• STORED DATA

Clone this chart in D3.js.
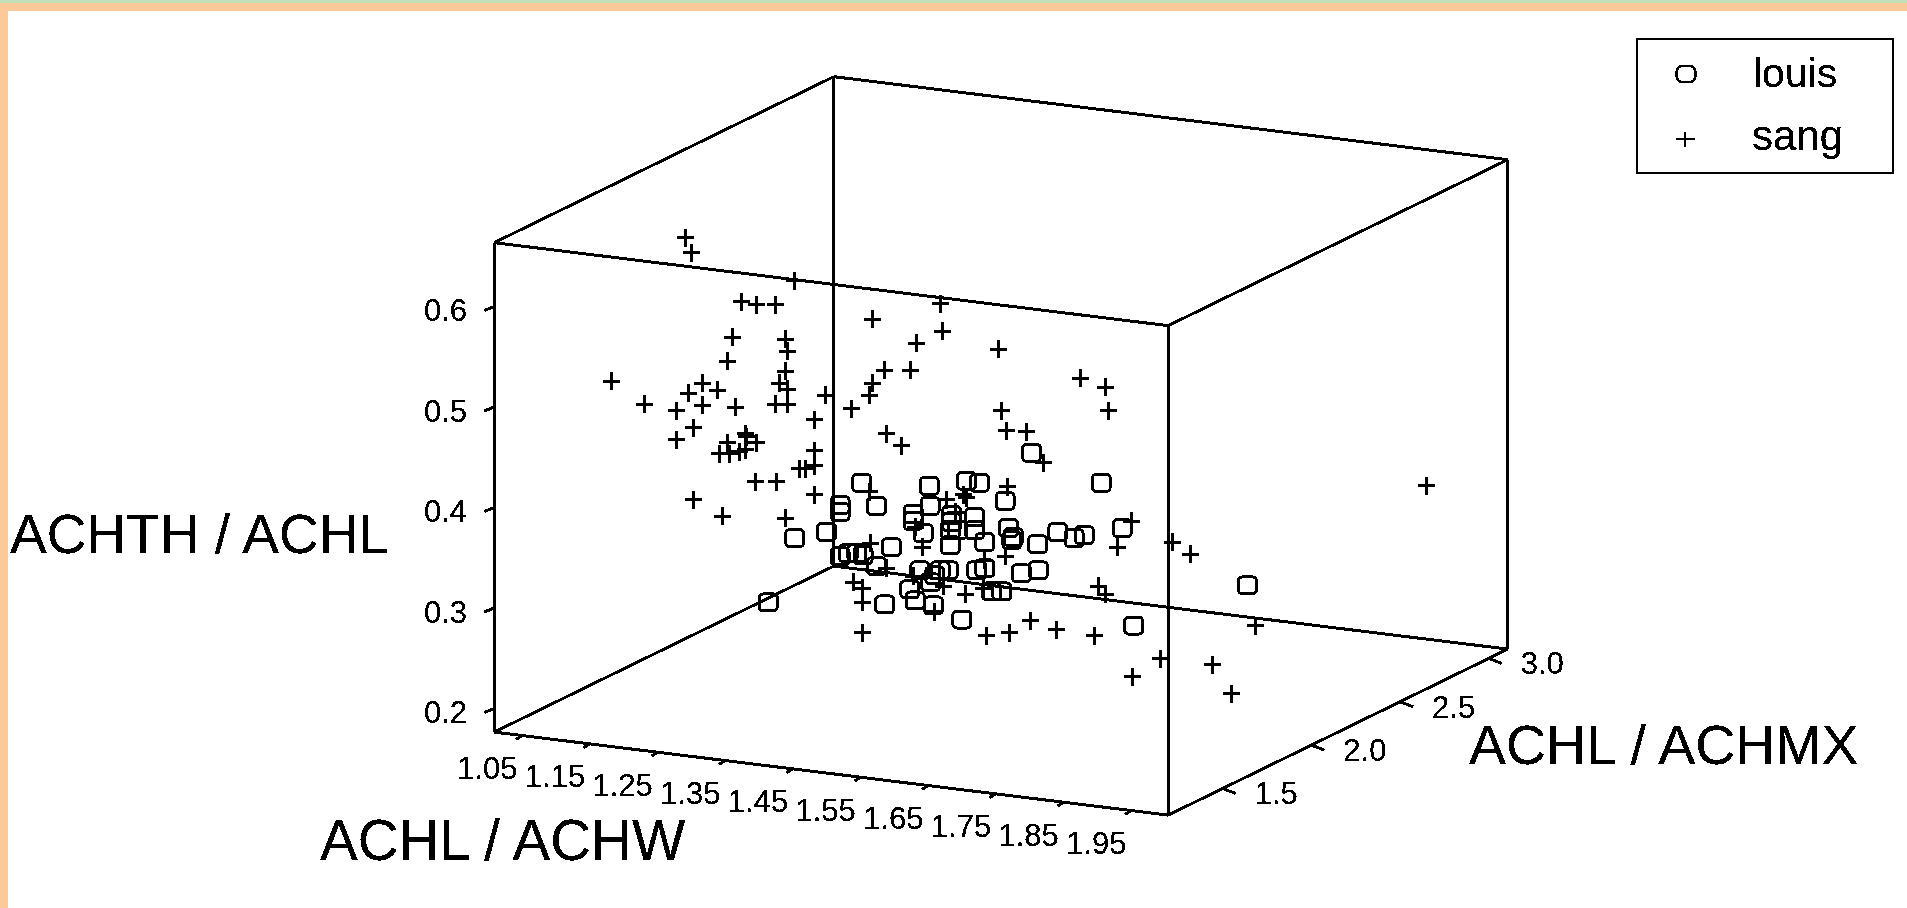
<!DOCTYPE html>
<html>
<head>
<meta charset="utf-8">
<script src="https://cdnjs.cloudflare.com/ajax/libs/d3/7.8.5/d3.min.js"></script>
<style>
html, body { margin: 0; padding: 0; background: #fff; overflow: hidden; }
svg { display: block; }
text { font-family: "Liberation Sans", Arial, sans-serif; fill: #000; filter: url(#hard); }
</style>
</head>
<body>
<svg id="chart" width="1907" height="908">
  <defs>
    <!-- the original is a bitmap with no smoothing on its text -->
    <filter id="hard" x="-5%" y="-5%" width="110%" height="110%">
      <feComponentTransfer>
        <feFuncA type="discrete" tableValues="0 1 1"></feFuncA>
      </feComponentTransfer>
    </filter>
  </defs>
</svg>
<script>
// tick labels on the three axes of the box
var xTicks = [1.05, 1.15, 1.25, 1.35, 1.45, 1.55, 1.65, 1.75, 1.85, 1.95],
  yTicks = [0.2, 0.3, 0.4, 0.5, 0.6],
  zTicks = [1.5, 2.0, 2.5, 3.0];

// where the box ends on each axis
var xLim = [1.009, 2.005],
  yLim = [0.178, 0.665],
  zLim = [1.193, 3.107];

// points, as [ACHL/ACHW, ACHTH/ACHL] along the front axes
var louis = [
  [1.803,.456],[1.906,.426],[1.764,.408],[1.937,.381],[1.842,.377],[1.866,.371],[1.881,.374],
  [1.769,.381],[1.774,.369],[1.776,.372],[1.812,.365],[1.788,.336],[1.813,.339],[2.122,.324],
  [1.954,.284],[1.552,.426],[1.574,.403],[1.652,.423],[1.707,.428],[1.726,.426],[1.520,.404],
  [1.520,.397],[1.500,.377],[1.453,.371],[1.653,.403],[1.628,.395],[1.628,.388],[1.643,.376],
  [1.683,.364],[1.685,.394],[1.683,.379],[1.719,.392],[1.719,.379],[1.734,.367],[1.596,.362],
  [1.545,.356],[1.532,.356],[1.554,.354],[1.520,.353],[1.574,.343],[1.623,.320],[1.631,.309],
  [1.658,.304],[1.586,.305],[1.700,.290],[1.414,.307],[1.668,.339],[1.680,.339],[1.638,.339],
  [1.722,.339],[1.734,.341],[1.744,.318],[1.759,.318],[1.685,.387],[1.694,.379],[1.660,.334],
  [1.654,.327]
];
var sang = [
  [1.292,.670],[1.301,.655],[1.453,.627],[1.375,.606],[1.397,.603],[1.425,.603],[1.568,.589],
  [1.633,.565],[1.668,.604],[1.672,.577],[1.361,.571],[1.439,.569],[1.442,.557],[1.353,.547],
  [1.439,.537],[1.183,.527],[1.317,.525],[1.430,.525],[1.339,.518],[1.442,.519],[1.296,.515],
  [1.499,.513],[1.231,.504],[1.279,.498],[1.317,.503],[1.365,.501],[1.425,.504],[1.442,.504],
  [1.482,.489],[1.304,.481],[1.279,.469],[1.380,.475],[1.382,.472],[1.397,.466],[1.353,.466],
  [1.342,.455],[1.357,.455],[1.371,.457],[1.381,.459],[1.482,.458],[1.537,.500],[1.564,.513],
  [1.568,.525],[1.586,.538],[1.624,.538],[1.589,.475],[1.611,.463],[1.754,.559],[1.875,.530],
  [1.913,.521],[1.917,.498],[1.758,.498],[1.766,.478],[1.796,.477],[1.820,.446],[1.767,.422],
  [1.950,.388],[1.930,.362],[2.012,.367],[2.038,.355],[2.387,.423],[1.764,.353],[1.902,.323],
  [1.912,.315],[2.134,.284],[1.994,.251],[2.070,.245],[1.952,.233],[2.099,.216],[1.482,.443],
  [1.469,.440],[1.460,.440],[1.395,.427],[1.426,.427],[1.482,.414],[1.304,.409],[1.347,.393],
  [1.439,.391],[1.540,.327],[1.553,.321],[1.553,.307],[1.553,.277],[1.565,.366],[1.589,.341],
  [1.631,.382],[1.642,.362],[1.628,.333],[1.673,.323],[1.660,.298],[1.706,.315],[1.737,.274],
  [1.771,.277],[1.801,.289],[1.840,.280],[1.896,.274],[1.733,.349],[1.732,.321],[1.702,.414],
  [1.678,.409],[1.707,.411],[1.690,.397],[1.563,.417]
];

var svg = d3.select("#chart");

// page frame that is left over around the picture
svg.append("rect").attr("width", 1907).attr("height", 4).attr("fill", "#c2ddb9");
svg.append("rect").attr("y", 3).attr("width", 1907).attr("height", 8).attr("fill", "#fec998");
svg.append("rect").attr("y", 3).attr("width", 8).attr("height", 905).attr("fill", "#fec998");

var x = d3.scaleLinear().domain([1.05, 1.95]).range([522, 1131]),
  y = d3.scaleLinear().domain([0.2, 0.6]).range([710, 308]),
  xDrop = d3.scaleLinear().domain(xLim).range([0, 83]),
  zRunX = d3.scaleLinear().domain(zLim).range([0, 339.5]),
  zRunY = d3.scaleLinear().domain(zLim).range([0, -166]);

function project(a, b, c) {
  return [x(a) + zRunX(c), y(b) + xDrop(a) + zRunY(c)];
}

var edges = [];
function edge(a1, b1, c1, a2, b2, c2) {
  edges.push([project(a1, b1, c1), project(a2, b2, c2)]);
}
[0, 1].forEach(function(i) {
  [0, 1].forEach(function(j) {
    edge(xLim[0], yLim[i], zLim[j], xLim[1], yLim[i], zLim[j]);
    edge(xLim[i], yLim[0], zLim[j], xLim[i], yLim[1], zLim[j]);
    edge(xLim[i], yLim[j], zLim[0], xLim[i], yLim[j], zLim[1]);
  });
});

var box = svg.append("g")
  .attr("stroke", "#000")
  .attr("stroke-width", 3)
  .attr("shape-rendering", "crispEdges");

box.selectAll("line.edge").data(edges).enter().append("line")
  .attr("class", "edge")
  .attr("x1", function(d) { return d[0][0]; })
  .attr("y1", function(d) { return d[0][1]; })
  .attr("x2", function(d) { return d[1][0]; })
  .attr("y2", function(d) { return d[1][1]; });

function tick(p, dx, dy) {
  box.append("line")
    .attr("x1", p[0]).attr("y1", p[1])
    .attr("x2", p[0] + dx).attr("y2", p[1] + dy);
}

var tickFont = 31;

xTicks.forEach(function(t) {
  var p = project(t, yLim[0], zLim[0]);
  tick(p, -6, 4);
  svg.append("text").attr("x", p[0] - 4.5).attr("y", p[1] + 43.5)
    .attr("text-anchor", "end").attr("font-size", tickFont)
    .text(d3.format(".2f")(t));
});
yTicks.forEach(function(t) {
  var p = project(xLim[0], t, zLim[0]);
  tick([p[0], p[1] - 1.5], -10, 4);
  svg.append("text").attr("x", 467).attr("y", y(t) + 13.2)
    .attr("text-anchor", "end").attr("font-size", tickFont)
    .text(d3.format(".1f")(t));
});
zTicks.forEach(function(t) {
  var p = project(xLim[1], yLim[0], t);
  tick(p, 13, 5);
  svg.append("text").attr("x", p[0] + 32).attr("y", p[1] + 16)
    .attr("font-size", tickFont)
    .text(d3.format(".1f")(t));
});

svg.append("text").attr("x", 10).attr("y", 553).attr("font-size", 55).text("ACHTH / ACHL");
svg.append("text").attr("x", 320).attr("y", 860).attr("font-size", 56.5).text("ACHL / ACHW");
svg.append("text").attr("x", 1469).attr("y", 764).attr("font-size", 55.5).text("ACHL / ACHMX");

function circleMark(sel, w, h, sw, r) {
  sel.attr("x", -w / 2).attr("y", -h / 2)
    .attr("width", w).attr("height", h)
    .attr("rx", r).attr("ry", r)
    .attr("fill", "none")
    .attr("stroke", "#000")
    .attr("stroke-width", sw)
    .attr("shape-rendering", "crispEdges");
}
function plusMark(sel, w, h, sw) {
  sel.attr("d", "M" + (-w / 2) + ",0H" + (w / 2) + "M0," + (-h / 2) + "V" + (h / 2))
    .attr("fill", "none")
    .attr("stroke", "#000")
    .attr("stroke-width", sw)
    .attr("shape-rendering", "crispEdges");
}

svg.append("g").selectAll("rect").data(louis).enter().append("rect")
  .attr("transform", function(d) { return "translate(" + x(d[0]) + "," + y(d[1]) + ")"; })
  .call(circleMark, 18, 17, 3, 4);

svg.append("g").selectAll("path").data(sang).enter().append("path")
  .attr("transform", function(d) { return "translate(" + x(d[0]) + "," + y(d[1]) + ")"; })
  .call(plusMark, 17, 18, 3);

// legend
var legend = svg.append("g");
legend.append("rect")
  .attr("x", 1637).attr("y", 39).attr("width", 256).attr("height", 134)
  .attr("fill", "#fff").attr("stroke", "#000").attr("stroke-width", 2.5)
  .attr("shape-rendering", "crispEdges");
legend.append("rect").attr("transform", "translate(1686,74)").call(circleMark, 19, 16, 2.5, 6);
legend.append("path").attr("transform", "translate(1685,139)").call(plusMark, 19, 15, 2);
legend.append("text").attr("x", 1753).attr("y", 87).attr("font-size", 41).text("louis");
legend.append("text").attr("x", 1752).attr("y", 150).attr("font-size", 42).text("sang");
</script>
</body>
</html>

• THE TASK
Repeat the listing above exactly from its first line to the line containing "zLim = [1.193, 3.107];", both included, and omit the pictures.

• EXERCISE ANSWER
Clone this chart in D3.js.
<!DOCTYPE html>
<html>
<head>
<meta charset="utf-8">
<script src="https://cdnjs.cloudflare.com/ajax/libs/d3/7.8.5/d3.min.js"></script>
<style>
html, body { margin: 0; padding: 0; background: #fff; overflow: hidden; }
svg { display: block; }
text { font-family: "Liberation Sans", Arial, sans-serif; fill: #000; filter: url(#hard); }
</style>
</head>
<body>
<svg id="chart" width="1907" height="908">
  <defs>
    <!-- the original is a bitmap with no smoothing on its text -->
    <filter id="hard" x="-5%" y="-5%" width="110%" height="110%">
      <feComponentTransfer>
        <feFuncA type="discrete" tableValues="0 1 1"></feFuncA>
      </feComponentTransfer>
    </filter>
  </defs>
</svg>
<script>
// tick labels on the three axes of the box
var xTicks = [1.05, 1.15, 1.25, 1.35, 1.45, 1.55, 1.65, 1.75, 1.85, 1.95],
  yTicks = [0.2, 0.3, 0.4, 0.5, 0.6],
  zTicks = [1.5, 2.0, 2.5, 3.0];

// where the box ends on each axis
var xLim = [1.009, 2.005],
  yLim = [0.178, 0.665],
  zLim = [1.193, 3.107];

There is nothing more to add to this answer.